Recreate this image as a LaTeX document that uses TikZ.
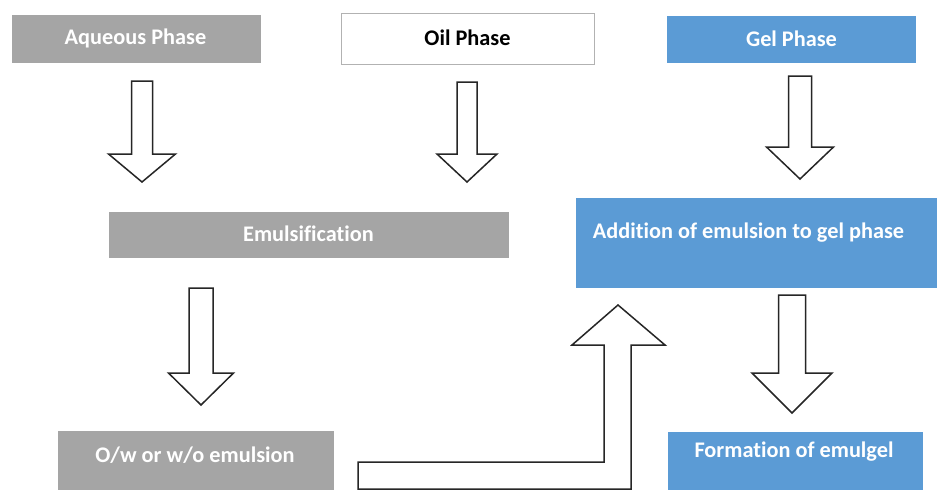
\documentclass[tikz,border=0pt]{standalone}
\usepackage{fontspec}
\setmainfont{Carlito}[Ligatures=NoCommon]
\definecolor{boxgray}{HTML}{A5A5A5}
\definecolor{boxblue}{HTML}{5B9BD5}
\begin{document}
\begin{tikzpicture}[x=1pt,y=-1pt,
  box/.style={rectangle, inner sep=0pt, outer sep=0pt, draw=none},
  lbl/.style={inner sep=0pt, font=\fontsize{22.3}{26}\selectfont\bfseries},
  wlbl/.style={lbl, text=white},
  blockarrow/.style={draw=black!85, line width=1.5pt, fill=white, line join=miter}]
\useasboundingbox (0,0) rectangle (937,490);
\fill[white] (0,0) rectangle (937,490);
% boxes
\node[box, fill=boxgray, minimum width=249pt, minimum height=48pt] (aq) at (136.5,39) {};
\node[wlbl] (aqt) at (135.5,38) {Aqueous Phase};
\node[box, fill=white, draw=black!30, line width=1pt, minimum width=253pt, minimum height=51pt] (oil) at (467.5,38.5) {};
\node[lbl] (oilt) at (467.5,38) {Oil Phase};
\node[box, fill=boxblue, minimum width=249pt, minimum height=47pt] (gel) at (791.5,39.5) {};
\node[wlbl] (gelt) at (791.5,39) {Gel Phase};
\node[box, fill=boxgray, minimum width=400pt, minimum height=46pt] (emu) at (309,235) {};
\node[wlbl] (emut) at (308.5,234) {Emulsification};
\node[box, fill=boxblue, minimum width=361pt, minimum height=90pt] (add) at (756.5,243) {};
\node[wlbl] (addt) at (748.5,233) {Addition of emulsion to gel phase};
\node[box, fill=boxgray, minimum width=276pt, minimum height=59pt] (ow) at (196,460.5) {};
\node[wlbl] (owt) at (195,455) {O/w or w/o emulsion};
\node[box, fill=boxblue, minimum width=255pt, minimum height=58pt] (form) at (795.5,461) {};
\node[wlbl] (formt) at (794,452) {Formation of emulgel};
% block arrows: cx, half shaft, top, head base, half head, tip
\newcommand{\dnarrow}[6]{%
  \draw[blockarrow] (#1-#2,#3) -- (#1+#2,#3) -- (#1+#2,#4) -- (#1+#5,#4) -- (#1,#6) -- (#1-#5,#4) -- (#1-#2,#4) -- cycle;}
\dnarrow{142}{10.5}{81}{154}{33.5}{182}
\dnarrow{467}{10}{82}{154}{30}{182}
\dnarrow{800}{11.5}{76}{147}{33.5}{179}
\dnarrow{201}{12}{288}{373}{32.5}{405}
\dnarrow{792}{13.5}{295}{373}{40}{413}
% bent arrow
\draw[blockarrow] (358,462) -- (604,462) -- (604,345) -- (572,345) -- (618,305) -- (665,345) -- (631,345) -- (631,489) -- (358,489) -- cycle;
\end{tikzpicture}
\end{document}
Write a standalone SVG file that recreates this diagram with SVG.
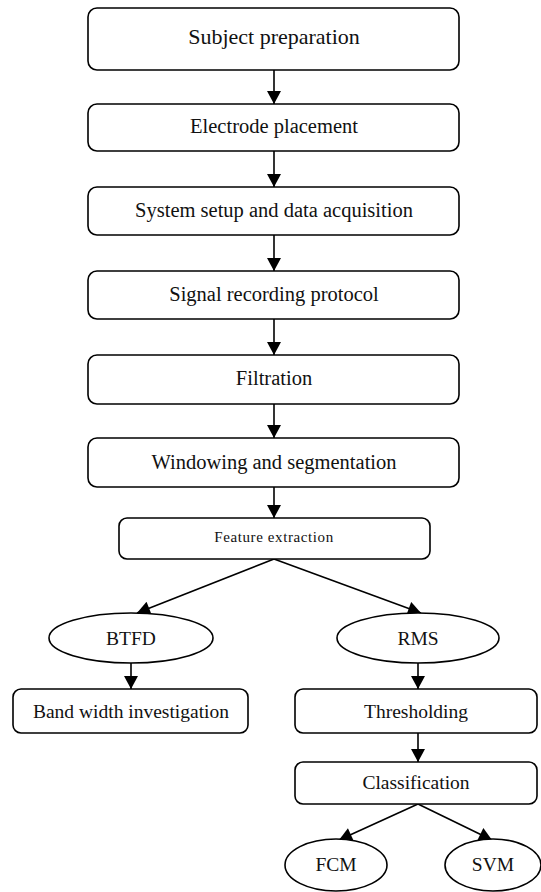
<svg xmlns="http://www.w3.org/2000/svg" width="541" height="892" viewBox="0 0 541 892">
<defs>
<marker id="ah" markerWidth="14" markerHeight="14" viewBox="0 0 13 14" refX="13" refY="7" orient="auto" markerUnits="userSpaceOnUse">
<path d="M0,0 L13,7 L0,14 Z" fill="#000"/>
</marker>
<style>
.box{fill:#fff;stroke:#000;stroke-width:1.6}
.t{font-family:"Liberation Serif","Times New Roman",serif;fill:#111;text-anchor:middle;dominant-baseline:central}
.edge{stroke:#000;stroke-width:1.6;fill:none;marker-end:url(#ah)}
</style>
</defs>
<rect width="541" height="892" fill="#fff"/>
<g id="connectors">
<line class="edge" x1="274" y1="70" x2="274" y2="104"/>
<line class="edge" x1="274" y1="151" x2="274" y2="187"/>
<line class="edge" x1="274" y1="235" x2="274" y2="271"/>
<line class="edge" x1="274" y1="319" x2="274" y2="355"/>
<line class="edge" x1="274" y1="404" x2="274" y2="438"/>
<line class="edge" x1="274" y1="487" x2="274" y2="518"/>
<line class="edge" x1="274" y1="559" x2="137" y2="613"/>
<line class="edge" x1="274" y1="559" x2="421" y2="613"/>
<line class="edge" x1="131" y1="663" x2="131" y2="689"/>
<line class="edge" x1="418" y1="663" x2="418" y2="689"/>
<line class="edge" x1="418" y1="733" x2="418" y2="762"/>
<line class="edge" x1="418" y1="804" x2="339" y2="840"/>
<line class="edge" x1="418" y1="804" x2="492" y2="840"/>
</g>
<g id="n1"><rect class="box" x="88" y="8" width="371" height="62" rx="9"/><text class="t" x="274" y="36" font-size="22">Subject preparation</text></g>
<g id="n2"><rect class="box" x="88" y="104" width="371" height="47" rx="9"/><text class="t" x="274" y="126" font-size="20.5">Electrode placement</text></g>
<g id="n3"><rect class="box" x="88" y="187" width="371" height="48" rx="9"/><text class="t" x="274" y="210" font-size="20.5">System setup and data acquisition</text></g>
<g id="n4"><rect class="box" x="88" y="271" width="371" height="48" rx="9"/><text class="t" x="274" y="294" font-size="20.5">Signal recording protocol</text></g>
<g id="n5"><rect class="box" x="88" y="355" width="371" height="49" rx="9"/><text class="t" x="274" y="378" font-size="20.5">Filtration</text></g>
<g id="n6"><rect class="box" x="88" y="438" width="371" height="49" rx="9"/><text class="t" x="274" y="462" font-size="20.5">Windowing and segmentation</text></g>
<g id="n7"><rect class="box" x="119" y="518" width="311" height="41" rx="8"/><text class="t" x="274" y="537" font-size="15" letter-spacing="0.6">Feature extraction</text></g>
<g id="n8"><ellipse class="box" cx="131" cy="638" rx="82" ry="25"/><text class="t" x="131" y="638" font-size="19.5">BTFD</text></g>
<g id="n9"><ellipse class="box" cx="418" cy="638" rx="81" ry="25"/><text class="t" x="418" y="638" font-size="19.5">RMS</text></g>
<g id="n10"><rect class="box" x="13" y="689" width="235" height="44" rx="8"/><text class="t" x="131" y="711" font-size="19.5">Band width investigation</text></g>
<g id="n11"><rect class="box" x="295" y="689" width="242" height="44" rx="8"/><text class="t" x="416" y="711" font-size="19.5">Thresholding</text></g>
<g id="n12"><rect class="box" x="295" y="762" width="242" height="42" rx="8"/><text class="t" x="416" y="782" font-size="19.5">Classification</text></g>
<g id="n13"><ellipse class="box" cx="336" cy="865" rx="51" ry="26"/><text class="t" x="336" y="864" font-size="19.5">FCM</text></g>
<g id="n14"><ellipse class="box" cx="493" cy="865" rx="48" ry="26"/><text class="t" x="493" y="864" font-size="19.5">SVM</text></g>
</svg>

※ ※ ※

* [PROBLEM]
Quote the material word for word, dropping any images it holds.

* [SOLUTION TO THE EXERCISE]
Recreate this image as a LaTeX document that uses TikZ.
\documentclass[tikz,border=0pt]{standalone}
\usepackage{fontspec}
\setmainfont{Carlito}[Ligatures=NoCommon]
\definecolor{boxgray}{HTML}{A5A5A5}
\definecolor{boxblue}{HTML}{5B9BD5}
\begin{document}
\begin{tikzpicture}[x=1pt,y=-1pt,
  box/.style={rectangle, inner sep=0pt, outer sep=0pt, draw=none},
  lbl/.style={inner sep=0pt, font=\fontsize{22.3}{26}\selectfont\bfseries},
  wlbl/.style={lbl, text=white},
  blockarrow/.style={draw=black!85, line width=1.5pt, fill=white, line join=miter}]
\useasboundingbox (0,0) rectangle (937,490);
\fill[white] (0,0) rectangle (937,490);
% boxes
\node[box, fill=boxgray, minimum width=249pt, minimum height=48pt] (aq) at (136.5,39) {};
\node[wlbl] (aqt) at (135.5,38) {Aqueous Phase};
\node[box, fill=white, draw=black!30, line width=1pt, minimum width=253pt, minimum height=51pt] (oil) at (467.5,38.5) {};
\node[lbl] (oilt) at (467.5,38) {Oil Phase};
\node[box, fill=boxblue, minimum width=249pt, minimum height=47pt] (gel) at (791.5,39.5) {};
\node[wlbl] (gelt) at (791.5,39) {Gel Phase};
\node[box, fill=boxgray, minimum width=400pt, minimum height=46pt] (emu) at (309,235) {};
\node[wlbl] (emut) at (308.5,234) {Emulsification};
\node[box, fill=boxblue, minimum width=361pt, minimum height=90pt] (add) at (756.5,243) {};
\node[wlbl] (addt) at (748.5,233) {Addition of emulsion to gel phase};
\node[box, fill=boxgray, minimum width=276pt, minimum height=59pt] (ow) at (196,460.5) {};
\node[wlbl] (owt) at (195,455) {O/w or w/o emulsion};
\node[box, fill=boxblue, minimum width=255pt, minimum height=58pt] (form) at (795.5,461) {};
\node[wlbl] (formt) at (794,452) {Formation of emulgel};
% block arrows: cx, half shaft, top, head base, half head, tip
\newcommand{\dnarrow}[6]{%
  \draw[blockarrow] (#1-#2,#3) -- (#1+#2,#3) -- (#1+#2,#4) -- (#1+#5,#4) -- (#1,#6) -- (#1-#5,#4) -- (#1-#2,#4) -- cycle;}
\dnarrow{142}{10.5}{81}{154}{33.5}{182}
\dnarrow{467}{10}{82}{154}{30}{182}
\dnarrow{800}{11.5}{76}{147}{33.5}{179}
\dnarrow{201}{12}{288}{373}{32.5}{405}
\dnarrow{792}{13.5}{295}{373}{40}{413}
% bent arrow
\draw[blockarrow] (358,462) -- (604,462) -- (604,345) -- (572,345) -- (618,305) -- (665,345) -- (631,345) -- (631,489) -- (358,489) -- cycle;
\end{tikzpicture}
\end{document}
Write a standalone SVG file that recreates this diagram with SVG.
<svg xmlns="http://www.w3.org/2000/svg" width="541" height="892" viewBox="0 0 541 892">
<defs>
<marker id="ah" markerWidth="14" markerHeight="14" viewBox="0 0 13 14" refX="13" refY="7" orient="auto" markerUnits="userSpaceOnUse">
<path d="M0,0 L13,7 L0,14 Z" fill="#000"/>
</marker>
<style>
.box{fill:#fff;stroke:#000;stroke-width:1.6}
.t{font-family:"Liberation Serif","Times New Roman",serif;fill:#111;text-anchor:middle;dominant-baseline:central}
.edge{stroke:#000;stroke-width:1.6;fill:none;marker-end:url(#ah)}
</style>
</defs>
<rect width="541" height="892" fill="#fff"/>
<g id="connectors">
<line class="edge" x1="274" y1="70" x2="274" y2="104"/>
<line class="edge" x1="274" y1="151" x2="274" y2="187"/>
<line class="edge" x1="274" y1="235" x2="274" y2="271"/>
<line class="edge" x1="274" y1="319" x2="274" y2="355"/>
<line class="edge" x1="274" y1="404" x2="274" y2="438"/>
<line class="edge" x1="274" y1="487" x2="274" y2="518"/>
<line class="edge" x1="274" y1="559" x2="137" y2="613"/>
<line class="edge" x1="274" y1="559" x2="421" y2="613"/>
<line class="edge" x1="131" y1="663" x2="131" y2="689"/>
<line class="edge" x1="418" y1="663" x2="418" y2="689"/>
<line class="edge" x1="418" y1="733" x2="418" y2="762"/>
<line class="edge" x1="418" y1="804" x2="339" y2="840"/>
<line class="edge" x1="418" y1="804" x2="492" y2="840"/>
</g>
<g id="n1"><rect class="box" x="88" y="8" width="371" height="62" rx="9"/><text class="t" x="274" y="36" font-size="22">Subject preparation</text></g>
<g id="n2"><rect class="box" x="88" y="104" width="371" height="47" rx="9"/><text class="t" x="274" y="126" font-size="20.5">Electrode placement</text></g>
<g id="n3"><rect class="box" x="88" y="187" width="371" height="48" rx="9"/><text class="t" x="274" y="210" font-size="20.5">System setup and data acquisition</text></g>
<g id="n4"><rect class="box" x="88" y="271" width="371" height="48" rx="9"/><text class="t" x="274" y="294" font-size="20.5">Signal recording protocol</text></g>
<g id="n5"><rect class="box" x="88" y="355" width="371" height="49" rx="9"/><text class="t" x="274" y="378" font-size="20.5">Filtration</text></g>
<g id="n6"><rect class="box" x="88" y="438" width="371" height="49" rx="9"/><text class="t" x="274" y="462" font-size="20.5">Windowing and segmentation</text></g>
<g id="n7"><rect class="box" x="119" y="518" width="311" height="41" rx="8"/><text class="t" x="274" y="537" font-size="15" letter-spacing="0.6">Feature extraction</text></g>
<g id="n8"><ellipse class="box" cx="131" cy="638" rx="82" ry="25"/><text class="t" x="131" y="638" font-size="19.5">BTFD</text></g>
<g id="n9"><ellipse class="box" cx="418" cy="638" rx="81" ry="25"/><text class="t" x="418" y="638" font-size="19.5">RMS</text></g>
<g id="n10"><rect class="box" x="13" y="689" width="235" height="44" rx="8"/><text class="t" x="131" y="711" font-size="19.5">Band width investigation</text></g>
<g id="n11"><rect class="box" x="295" y="689" width="242" height="44" rx="8"/><text class="t" x="416" y="711" font-size="19.5">Thresholding</text></g>
<g id="n12"><rect class="box" x="295" y="762" width="242" height="42" rx="8"/><text class="t" x="416" y="782" font-size="19.5">Classification</text></g>
<g id="n13"><ellipse class="box" cx="336" cy="865" rx="51" ry="26"/><text class="t" x="336" y="864" font-size="19.5">FCM</text></g>
<g id="n14"><ellipse class="box" cx="493" cy="865" rx="48" ry="26"/><text class="t" x="493" y="864" font-size="19.5">SVM</text></g>
</svg>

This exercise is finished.